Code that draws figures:
§
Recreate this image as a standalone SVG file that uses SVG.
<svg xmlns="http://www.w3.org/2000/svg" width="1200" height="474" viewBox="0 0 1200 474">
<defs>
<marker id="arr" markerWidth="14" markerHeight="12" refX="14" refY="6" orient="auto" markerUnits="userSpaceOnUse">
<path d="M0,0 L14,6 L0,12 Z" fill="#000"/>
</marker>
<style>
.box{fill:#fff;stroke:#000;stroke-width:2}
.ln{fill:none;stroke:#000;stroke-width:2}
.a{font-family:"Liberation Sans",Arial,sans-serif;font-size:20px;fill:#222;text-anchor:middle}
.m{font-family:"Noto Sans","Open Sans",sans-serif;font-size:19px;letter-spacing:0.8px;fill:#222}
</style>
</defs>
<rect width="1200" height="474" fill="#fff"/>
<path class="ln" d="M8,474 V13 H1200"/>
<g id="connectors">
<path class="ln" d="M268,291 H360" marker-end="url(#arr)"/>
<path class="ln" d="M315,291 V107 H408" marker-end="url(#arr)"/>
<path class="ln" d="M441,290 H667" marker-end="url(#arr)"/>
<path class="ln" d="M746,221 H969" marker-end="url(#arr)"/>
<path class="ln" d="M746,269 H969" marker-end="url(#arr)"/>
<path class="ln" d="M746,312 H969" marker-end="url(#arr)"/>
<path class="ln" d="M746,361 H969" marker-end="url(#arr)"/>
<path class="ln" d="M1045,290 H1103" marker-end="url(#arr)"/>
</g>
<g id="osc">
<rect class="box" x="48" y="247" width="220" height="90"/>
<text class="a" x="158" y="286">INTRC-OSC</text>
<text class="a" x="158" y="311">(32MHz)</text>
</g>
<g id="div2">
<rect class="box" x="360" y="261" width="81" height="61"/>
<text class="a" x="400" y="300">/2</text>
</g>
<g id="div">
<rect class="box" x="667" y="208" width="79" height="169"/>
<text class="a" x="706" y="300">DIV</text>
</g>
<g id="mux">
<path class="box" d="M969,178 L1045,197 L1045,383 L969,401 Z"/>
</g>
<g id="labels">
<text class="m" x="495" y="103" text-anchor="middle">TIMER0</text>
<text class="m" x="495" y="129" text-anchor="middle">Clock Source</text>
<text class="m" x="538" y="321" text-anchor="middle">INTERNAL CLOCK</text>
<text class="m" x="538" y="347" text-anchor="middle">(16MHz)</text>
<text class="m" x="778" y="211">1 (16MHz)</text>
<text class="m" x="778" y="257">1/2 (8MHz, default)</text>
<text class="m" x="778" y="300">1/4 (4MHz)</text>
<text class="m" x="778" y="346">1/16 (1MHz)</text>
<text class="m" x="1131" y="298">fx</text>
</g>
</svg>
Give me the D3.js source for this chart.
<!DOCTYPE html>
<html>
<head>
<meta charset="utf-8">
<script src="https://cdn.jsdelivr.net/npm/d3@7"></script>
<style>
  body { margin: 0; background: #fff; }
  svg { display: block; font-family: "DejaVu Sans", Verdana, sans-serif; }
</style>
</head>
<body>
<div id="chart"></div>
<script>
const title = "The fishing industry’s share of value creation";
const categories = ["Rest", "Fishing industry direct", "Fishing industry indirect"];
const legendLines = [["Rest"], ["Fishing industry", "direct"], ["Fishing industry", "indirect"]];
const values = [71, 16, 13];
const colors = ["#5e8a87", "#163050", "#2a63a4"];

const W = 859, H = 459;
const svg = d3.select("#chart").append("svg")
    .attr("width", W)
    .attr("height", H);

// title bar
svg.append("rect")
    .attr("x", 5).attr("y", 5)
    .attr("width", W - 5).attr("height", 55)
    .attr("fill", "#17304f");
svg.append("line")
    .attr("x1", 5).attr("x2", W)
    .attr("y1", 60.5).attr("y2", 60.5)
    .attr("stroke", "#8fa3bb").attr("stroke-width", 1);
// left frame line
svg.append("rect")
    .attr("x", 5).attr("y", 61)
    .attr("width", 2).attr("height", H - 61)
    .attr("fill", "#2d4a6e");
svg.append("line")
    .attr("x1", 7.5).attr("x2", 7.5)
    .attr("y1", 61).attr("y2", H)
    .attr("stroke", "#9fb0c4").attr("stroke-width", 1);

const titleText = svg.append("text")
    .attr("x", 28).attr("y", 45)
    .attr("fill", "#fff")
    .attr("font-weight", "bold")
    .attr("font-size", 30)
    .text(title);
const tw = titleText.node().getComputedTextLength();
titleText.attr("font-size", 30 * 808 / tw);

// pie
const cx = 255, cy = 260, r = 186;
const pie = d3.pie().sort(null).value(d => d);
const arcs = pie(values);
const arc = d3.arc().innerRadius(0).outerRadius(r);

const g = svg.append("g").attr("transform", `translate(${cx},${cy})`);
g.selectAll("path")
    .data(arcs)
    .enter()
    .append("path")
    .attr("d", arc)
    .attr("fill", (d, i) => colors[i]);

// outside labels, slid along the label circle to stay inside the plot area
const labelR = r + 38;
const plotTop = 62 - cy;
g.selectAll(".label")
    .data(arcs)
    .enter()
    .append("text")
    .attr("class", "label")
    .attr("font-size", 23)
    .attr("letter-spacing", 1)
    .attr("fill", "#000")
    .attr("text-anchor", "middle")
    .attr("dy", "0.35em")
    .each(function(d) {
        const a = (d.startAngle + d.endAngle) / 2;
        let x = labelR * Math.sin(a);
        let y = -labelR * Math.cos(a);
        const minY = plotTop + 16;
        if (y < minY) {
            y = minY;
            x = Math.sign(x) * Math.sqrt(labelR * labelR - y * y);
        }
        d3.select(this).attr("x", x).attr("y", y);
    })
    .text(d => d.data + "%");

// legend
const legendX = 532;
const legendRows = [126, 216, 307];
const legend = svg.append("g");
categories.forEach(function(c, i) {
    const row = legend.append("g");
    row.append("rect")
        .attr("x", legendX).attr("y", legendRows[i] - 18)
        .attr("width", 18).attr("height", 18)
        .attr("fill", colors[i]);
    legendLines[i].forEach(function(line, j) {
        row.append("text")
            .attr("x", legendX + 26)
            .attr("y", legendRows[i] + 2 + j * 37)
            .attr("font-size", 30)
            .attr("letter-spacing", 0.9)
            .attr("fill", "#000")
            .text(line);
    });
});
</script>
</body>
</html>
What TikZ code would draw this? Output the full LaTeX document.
§
Aim: Restate the whole of the material exactly.

The reply:
Recreate this image as a standalone SVG file that uses SVG.
<svg xmlns="http://www.w3.org/2000/svg" width="1200" height="474" viewBox="0 0 1200 474">
<defs>
<marker id="arr" markerWidth="14" markerHeight="12" refX="14" refY="6" orient="auto" markerUnits="userSpaceOnUse">
<path d="M0,0 L14,6 L0,12 Z" fill="#000"/>
</marker>
<style>
.box{fill:#fff;stroke:#000;stroke-width:2}
.ln{fill:none;stroke:#000;stroke-width:2}
.a{font-family:"Liberation Sans",Arial,sans-serif;font-size:20px;fill:#222;text-anchor:middle}
.m{font-family:"Noto Sans","Open Sans",sans-serif;font-size:19px;letter-spacing:0.8px;fill:#222}
</style>
</defs>
<rect width="1200" height="474" fill="#fff"/>
<path class="ln" d="M8,474 V13 H1200"/>
<g id="connectors">
<path class="ln" d="M268,291 H360" marker-end="url(#arr)"/>
<path class="ln" d="M315,291 V107 H408" marker-end="url(#arr)"/>
<path class="ln" d="M441,290 H667" marker-end="url(#arr)"/>
<path class="ln" d="M746,221 H969" marker-end="url(#arr)"/>
<path class="ln" d="M746,269 H969" marker-end="url(#arr)"/>
<path class="ln" d="M746,312 H969" marker-end="url(#arr)"/>
<path class="ln" d="M746,361 H969" marker-end="url(#arr)"/>
<path class="ln" d="M1045,290 H1103" marker-end="url(#arr)"/>
</g>
<g id="osc">
<rect class="box" x="48" y="247" width="220" height="90"/>
<text class="a" x="158" y="286">INTRC-OSC</text>
<text class="a" x="158" y="311">(32MHz)</text>
</g>
<g id="div2">
<rect class="box" x="360" y="261" width="81" height="61"/>
<text class="a" x="400" y="300">/2</text>
</g>
<g id="div">
<rect class="box" x="667" y="208" width="79" height="169"/>
<text class="a" x="706" y="300">DIV</text>
</g>
<g id="mux">
<path class="box" d="M969,178 L1045,197 L1045,383 L969,401 Z"/>
</g>
<g id="labels">
<text class="m" x="495" y="103" text-anchor="middle">TIMER0</text>
<text class="m" x="495" y="129" text-anchor="middle">Clock Source</text>
<text class="m" x="538" y="321" text-anchor="middle">INTERNAL CLOCK</text>
<text class="m" x="538" y="347" text-anchor="middle">(16MHz)</text>
<text class="m" x="778" y="211">1 (16MHz)</text>
<text class="m" x="778" y="257">1/2 (8MHz, default)</text>
<text class="m" x="778" y="300">1/4 (4MHz)</text>
<text class="m" x="778" y="346">1/16 (1MHz)</text>
<text class="m" x="1131" y="298">fx</text>
</g>
</svg>
Give me the D3.js source for this chart.
<!DOCTYPE html>
<html>
<head>
<meta charset="utf-8">
<script src="https://cdn.jsdelivr.net/npm/d3@7"></script>
<style>
  body { margin: 0; background: #fff; }
  svg { display: block; font-family: "DejaVu Sans", Verdana, sans-serif; }
</style>
</head>
<body>
<div id="chart"></div>
<script>
const title = "The fishing industry’s share of value creation";
const categories = ["Rest", "Fishing industry direct", "Fishing industry indirect"];
const legendLines = [["Rest"], ["Fishing industry", "direct"], ["Fishing industry", "indirect"]];
const values = [71, 16, 13];
const colors = ["#5e8a87", "#163050", "#2a63a4"];

const W = 859, H = 459;
const svg = d3.select("#chart").append("svg")
    .attr("width", W)
    .attr("height", H);

// title bar
svg.append("rect")
    .attr("x", 5).attr("y", 5)
    .attr("width", W - 5).attr("height", 55)
    .attr("fill", "#17304f");
svg.append("line")
    .attr("x1", 5).attr("x2", W)
    .attr("y1", 60.5).attr("y2", 60.5)
    .attr("stroke", "#8fa3bb").attr("stroke-width", 1);
// left frame line
svg.append("rect")
    .attr("x", 5).attr("y", 61)
    .attr("width", 2).attr("height", H - 61)
    .attr("fill", "#2d4a6e");
svg.append("line")
    .attr("x1", 7.5).attr("x2", 7.5)
    .attr("y1", 61).attr("y2", H)
    .attr("stroke", "#9fb0c4").attr("stroke-width", 1);

const titleText = svg.append("text")
    .attr("x", 28).attr("y", 45)
    .attr("fill", "#fff")
    .attr("font-weight", "bold")
    .attr("font-size", 30)
    .text(title);
const tw = titleText.node().getComputedTextLength();
titleText.attr("font-size", 30 * 808 / tw);

// pie
const cx = 255, cy = 260, r = 186;
const pie = d3.pie().sort(null).value(d => d);
const arcs = pie(values);
const arc = d3.arc().innerRadius(0).outerRadius(r);

const g = svg.append("g").attr("transform", `translate(${cx},${cy})`);
g.selectAll("path")
    .data(arcs)
    .enter()
    .append("path")
    .attr("d", arc)
    .attr("fill", (d, i) => colors[i]);

// outside labels, slid along the label circle to stay inside the plot area
const labelR = r + 38;
const plotTop = 62 - cy;
g.selectAll(".label")
    .data(arcs)
    .enter()
    .append("text")
    .attr("class", "label")
    .attr("font-size", 23)
    .attr("letter-spacing", 1)
    .attr("fill", "#000")
    .attr("text-anchor", "middle")
    .attr("dy", "0.35em")
    .each(function(d) {
        const a = (d.startAngle + d.endAngle) / 2;
        let x = labelR * Math.sin(a);
        let y = -labelR * Math.cos(a);
        const minY = plotTop + 16;
        if (y < minY) {
            y = minY;
            x = Math.sign(x) * Math.sqrt(labelR * labelR - y * y);
        }
        d3.select(this).attr("x", x).attr("y", y);
    })
    .text(d => d.data + "%");

// legend
const legendX = 532;
const legendRows = [126, 216, 307];
const legend = svg.append("g");
categories.forEach(function(c, i) {
    const row = legend.append("g");
    row.append("rect")
        .attr("x", legendX).attr("y", legendRows[i] - 18)
        .attr("width", 18).attr("height", 18)
        .attr("fill", colors[i]);
    legendLines[i].forEach(function(line, j) {
        row.append("text")
            .attr("x", legendX + 26)
            .attr("y", legendRows[i] + 2 + j * 37)
            .attr("font-size", 30)
            .attr("letter-spacing", 0.9)
            .attr("fill", "#000")
            .text(line);
    });
});
</script>
</body>
</html>
What TikZ code would draw this? Output the full LaTeX document.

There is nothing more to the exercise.